Limitations & Future Work

  • Evaluation only, no methodology provided: STARE diagnoses the visual simulation gap but does not propose how models might acquire such capabilities (e.g., generating intermediate steps or integrating explicit simulators).
  • Dominance of multiple-choice/binary formats: While easy to evaluate, these allow "guessing" and shortcuts (e.g., Tangrams solved via area summation reaching \(\sim 75\%\)). Open-ended generative spatial reasoning is not covered.
  • Smaller scale and single-image format for real-world tasks: Temporal (471) and Viewpoint (250) tasks are small and lack intermediate steps, making the characterization of "implicit mental simulation" relatively coarse.
  • Limited human baseline scale: Only 5 undergraduate students were evaluated. While they achieved near-perfect accuracy, the robustness across populations with varying spatial skills remains undiscussed.
  • Future directions: Exploring training or inference paradigms that force models to explicitly "draw or predict intermediate frames" before reasoning, and using 3D folding perception (\(57.4\%\)) as a target for improvement.
  • vs. Traditional Visual Reasoning (CLEVR / Raven): These focus on static recognition or linguistically reducible tasks. STARE targets non-verbal tasks requiring multi-step simulation and explicitly provides intermediate visualizations.
  • vs. VSI-Bench: VSI-Bench emphasizes mental imagery for spatial memory and estimation from video. STARE provides procedurally synthesized tasks with controllable difficulty to evaluate "step-by-step simulation" itself.
  • vs.

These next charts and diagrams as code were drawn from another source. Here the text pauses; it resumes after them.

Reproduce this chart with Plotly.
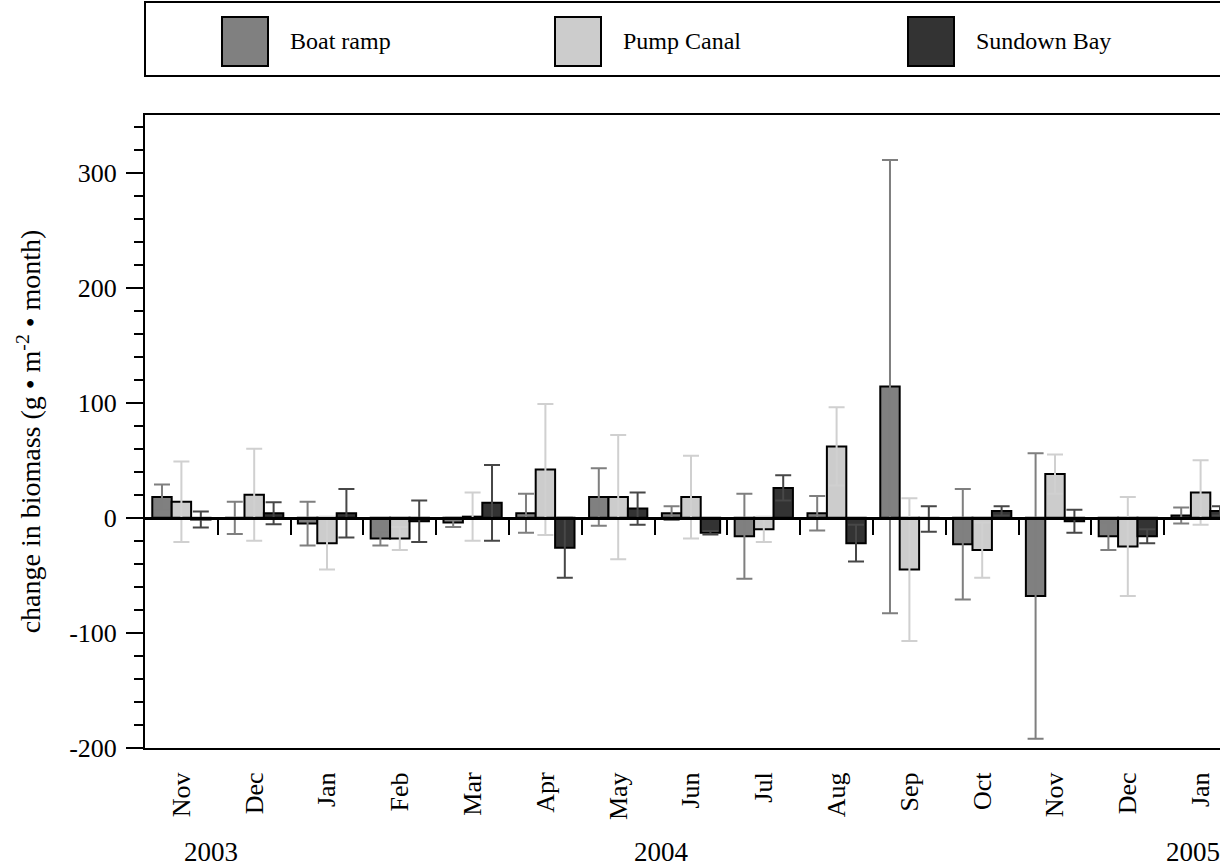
import plotly.graph_objects as go

# ---------------- data ----------------
months = ["Nov", "Dec", "Jan", "Feb", "Mar", "Apr", "May", "Jun", "Jul",
          "Aug", "Sep", "Oct", "Nov", "Dec", "Jan"]
years = ["2003", "2004", "2005"]
year_pos = [0.4, 6.6, 13.9]
series = ["Boat ramp", "Pump Canal", "Sundown Bay"]
y_ticks = [-200, -100, 0, 100, 200, 300]
y_ticklabels = ["-200", "-100", "0", "100", "200", "300"]

boat = [18, 0, -5, -18, -4, 4, 18, 4, -16, 4, 114, -23, -68, -16, 2]
boat_err = [11, 14, 19, 6, 4, 17, 25, 6, 37, 15, 197, 48, 124, 12, 7]
pump = [14, 20, -22, -18, 1, 42, 18, 18, -10, 62, -45, -28, 38, -25, 22]
pump_err = [35, 40, 23, 10, 21, 57, 54, 36, 11, 34, 62, 24, 17, 43, 28]
sundown = [-1.5, 4, 4, -3, 13, -26, 8, -13, 26, -22, -1, 6, -3, -16, 6]
sundown_err = [7, 9.5, 21, 18, 33, 26, 14, 1.5, 11, 16, 11, 4, 10, 6, 4]

fills = ["#808080", "#cccccc", "#333333"]
err_colors = ["#7f7f7f", "#d0d0d0", "#474747"]

# ---------------- layout constants ----------------
W, H = 1220, 868
ML, MR, MT, MB = 145, 0, 115, 120
YMIN, YMAX = -200, 350
FONT = "Liberation Serif, Times New Roman, serif"

x = list(range(len(months)))
xrange_ = [-0.5, -0.5 + (W - ML - MR) / 72.8]

fig = go.Figure()
for name, vals, errs, fc, ec in zip(series, [boat, pump, sundown],
                                    [boat_err, pump_err, sundown_err],
                                    fills, err_colors):
    fig.add_trace(go.Bar(
        x=x, y=vals, name=name,
        marker=dict(color=fc, line=dict(color="black", width=2)),
        error_y=dict(type="data", array=errs, color=ec, thickness=2, width=8),
        showlegend=False,
    ))

# invisible trace to carry the zero-line axis
fig.add_trace(go.Scatter(x=[None], y=[None], xaxis="x2", yaxis="y",
                         showlegend=False, hoverinfo="skip"))

pw = W - ML - MR
ph = H - MT - MB


def px_x(p):
    return (p - ML) / pw


def px_y(p):
    return (H - MB - p) / ph


shapes = []
annotations = []
# legend frame
shapes.append(dict(type="rect", xref="paper", yref="paper",
                   x0=px_x(145), x1=px_x(1240), y0=px_y(76), y1=px_y(2),
                   line=dict(color="black", width=2), fillcolor="white"))
sw_left = [222, 555, 908]
for name, fc, sx in zip(series, fills, sw_left):
    shapes.append(dict(type="rect", xref="paper", yref="paper",
                       x0=px_x(sx), x1=px_x(sx + 46), y0=px_y(66), y1=px_y(17),
                       line=dict(color="black", width=2), fillcolor=fc))
    annotations.append(dict(xref="paper", yref="paper", x=px_x(sx + 66), y=px_y(41),
                            text=name, showarrow=False, xanchor="left",
                            yanchor="middle",
                            font=dict(family=FONT, size=24, color="black")))

for yr, xp in zip(years, year_pos):
    annotations.append(dict(xref="x", yref="paper", x=xp, y=px_y(852),
                            text=yr, showarrow=False, xanchor="center",
                            yanchor="middle",
                            font=dict(family=FONT, size=27, color="black")))

fig.update_layout(
    width=W, height=H,
    margin=dict(l=ML, r=MR, t=MT, b=MB),
    paper_bgcolor="white", plot_bgcolor="white",
    barmode="group", bargap=0.2, bargroupgap=0,
    font=dict(family=FONT, size=26, color="black"),
    shapes=shapes, annotations=annotations,
    xaxis=dict(range=xrange_, tickmode="array", tickvals=x, ticktext=months,
               tickangle=-90, ticks="", showgrid=False, zeroline=False,
               showline=True, linecolor="black", linewidth=2, mirror=True,
               ticklabelstandoff=12,
               tickfont=dict(family=FONT, size=26)),
    xaxis2=dict(overlaying="x", matches="x", anchor="free",
                position=(0 - YMIN) / (YMAX - YMIN),
                range=xrange_, tickmode="array",
                tickvals=[i + 0.5 for i in x[:-1]],
                ticks="outside", ticklen=15, tickwidth=2, tickcolor="black",
                showticklabels=False, showgrid=False, zeroline=False,
                showline=True, linecolor="black", linewidth=3),
    yaxis=dict(range=[YMIN, YMAX], tickmode="array", tickvals=y_ticks,
               ticktext=y_ticklabels,
               ticks="outside", ticklen=17, tickwidth=2, tickcolor="black",
               minor=dict(tickmode="linear", dtick=20, tick0=0, ticks="outside",
                          ticklen=9, tickwidth=2, tickcolor="black",
                          showgrid=False),
               showgrid=False, zeroline=False, showline=True,
               linecolor="black", linewidth=2, ticklabelstandoff=4,
               tickfont=dict(family=FONT, size=26),
               title=dict(text="change in biomass (g \u2022 m<sup>-2</sup> \u2022 month)",
                          font=dict(family=FONT, size=28), standoff=20)),
)

fig.write_html("out.html")
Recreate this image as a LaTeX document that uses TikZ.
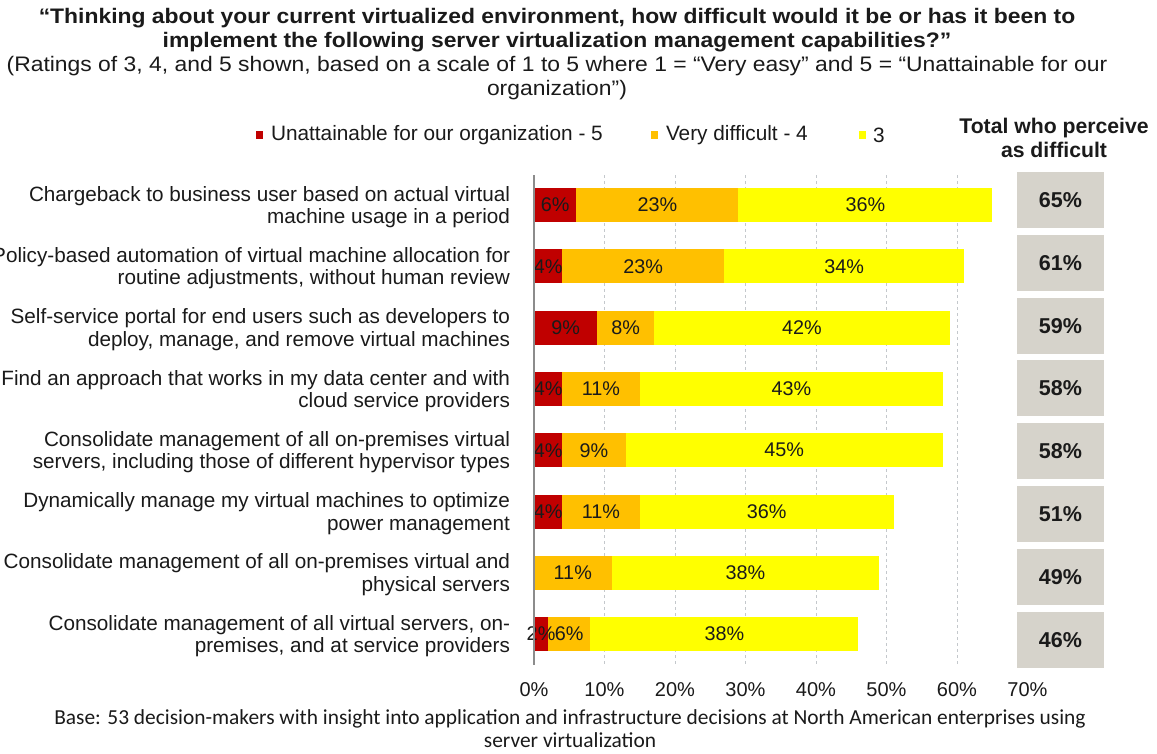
\documentclass[tikz,border=0pt]{standalone}
\usepackage{fontspec}
\setmainfont{Liberation Sans}
\newfontfamily\widefont[FakeStretch=1.09]{Liberation Sans}
\newfontfamily\basefont{Carlito}
\definecolor{cRed}{HTML}{C00000}
\definecolor{cOrange}{HTML}{FFC000}
\definecolor{cYellow}{HTML}{FFFF00}
\definecolor{cBox}{HTML}{D6D3CB}
\definecolor{cGrid}{HTML}{C4C8CC}
\definecolor{cAxis}{HTML}{8C8C8C}
\definecolor{cText}{HTML}{1A1A1A}
\begin{document}
\begin{tikzpicture}[x=1pt,y=-1pt,
  every node/.style={inner sep=0pt,outer sep=0pt,text=cText},
  titlestyle/.style={font=\widefont\fontsize{21}{24}\selectfont\bfseries,align=center},
  substyle/.style={font=\widefont\fontsize{21}{23.5}\selectfont,align=center},
  catlabel/.style={font=\fontsize{20.7}{22.5}\selectfont,align=right,anchor=east},
  val/.style={font=\fontsize{19.8}{20}\selectfont},
  tick/.style={font=\fontsize{20}{20}\selectfont},
  totalbox/.style={fill=cBox,minimum width=87pt,minimum height=56pt,font=\fontsize{21.5}{22}\selectfont\bfseries},
  legtext/.style={font=\fontsize{20.8}{20}\selectfont,anchor=west},
  gridline/.style={cGrid,dash pattern=on 3pt off 3pt,line width=0.8pt},
  basestyle/.style={font=\basefont\fontsize{21.4}{23}\selectfont,align=center}]
\useasboundingbox[fill=white] (0,0) rectangle (1157,753);
\def\xo{534}
\def\sx{7.05}
% title
\node[titlestyle] (title) at (557,30) {“Thinking about your current virtualized environment, how difficult would it be or has it been to\\implement the following server virtualization management capabilities?”};
\node[substyle] (sub) at (557,78) {(Ratings of 3, 4, and 5 shown, based on a scale of 1 to 5 where 1 = “Very easy” and 5 = “Unattainable for our\\organization”)};
% legend
\fill[cRed] (256,131) rectangle (263,139);
\node[legtext] (leg5) at (271,135) {Unattainable for our organization - 5};
\fill[cOrange] (651,131) rectangle (658,139);
\node[legtext] (leg4) at (666,135) {Very difficult - 4};
\fill[cYellow] (859,131) rectangle (866,139);
\node[legtext] (leg3) at (873,135) {3};
\node[font=\fontsize{21.2}{24}\selectfont\bfseries,align=center] (totalhead) at (1054,138) {Total who perceive\\as difficult};
% grid
\foreach \k in {1,...,6} {
  \draw[gridline] ({\xo+\k*10*\sx},175) -- ({\xo+\k*10*\sx},665);
}
% bars
\foreach \i/\r/\o/\y/\t/\lab in {
 1/6/23/36/65/{Chargeback to business user based on actual virtual\\machine usage in a period},
 2/4/23/34/61/{Policy-based automation of virtual machine allocation for\\routine adjustments, without human review},
 3/9/8/42/59/{Self-service portal for end users such as developers to\\deploy, manage, and remove virtual machines},
 4/4/11/43/58/{Find an approach that works in my data center and with\\cloud service providers},
 5/4/9/45/58/{Consolidate management of all on-premises virtual\\servers, including those of different hypervisor types},
 6/4/11/36/51/{Dynamically manage my virtual machines to optimize\\power management\hspace{14pt}},
 7/0/11/38/49/{Consolidate management of all on-premises virtual and\\physical servers},
 8/2/6/38/46/{Consolidate management of all virtual servers, on-\\premises, and at service providers}} {
  \pgfmathsetmacro\yc{205+61.3*(\i-1)}
  \pgfmathsetmacro\xa{\xo+\r*\sx}
  \pgfmathsetmacro\xb{\xo+(\r+\o)*\sx}
  \pgfmathsetmacro\xc{\xo+(\r+\o+\y)*\sx}
  \pgfmathsetmacro\yb{200+62.8*(\i-1)}
  \fill[cYellow] (\xb,\yc-17) rectangle (\xc,\yc+17);
  \fill[cOrange] (\xa,\yc-17) rectangle (\xb,\yc+17);
  \ifnum\r>0 \fill[cRed] (\xo,\yc-17) rectangle (\xa,\yc+17); \fi
  \node[catlabel] (cat\i) at (510,\yc+2) {\lab};
  \ifnum\r>0 \node[val] (r\i) at ({(\xo+\xa)/2},\yc) {\r\%}; \fi
  \node[val] (o\i) at ({(\xa+\xb)/2},\yc) {\o\%};
  \node[val] (y\i) at ({(\xb+\xc)/2},\yc) {\y\%};
  \node[totalbox] (tot\i) at (1060.5,\yb) {\t\%};
}
% axis
\draw[cAxis,line width=1.2pt] (\xo,175) -- (\xo,665);
\foreach \k in {0,...,7} {
  \node[tick] (tick\k) at ({\xo+\k*10*\sx},690) {\pgfmathtruncatemacro\v{\k*10}\v\%};
}
% base note
\node[basestyle] (base) at (570,729) {Base: 53 decision-makers with insight into application and infrastructure decisions at North American enterprises using\\server virtualization};
\end{tikzpicture}
\end{document}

Cognitive Science Research: This work operationalizes classic paradigms (Shepard-Metzler mental rotation, Hegarty mental animation) into a large-scale benchmark for MLLMs, replicating the "increased difficulty, increased time" phenomenon found in human studies.

Rating

  • Novelty: ⭐⭐⭐⭐⭐ The first spatial cognition benchmark to treat "multi-step visual simulation" as a standalone dimension and decouple simulation capabilities via a dual-axis protocol.
  • Experimental Thoroughness: ⭐⭐⭐⭐⭐ 11 models + human baseline, with 6 attribution probes (Q1–Q6) to pinpoint bottlenecks.
  • Writing Quality: ⭐⭐⭐⭐ Clear task stratification and evaluation settings; cognitive scientific motivation is well articulated, though tables are slightly dense.
  • Value: ⭐⭐⭐⭐⭐ Exposes a critical flaw in current MLLMs regarding spatial simulation and provides a metric for future models capable of mental imagery.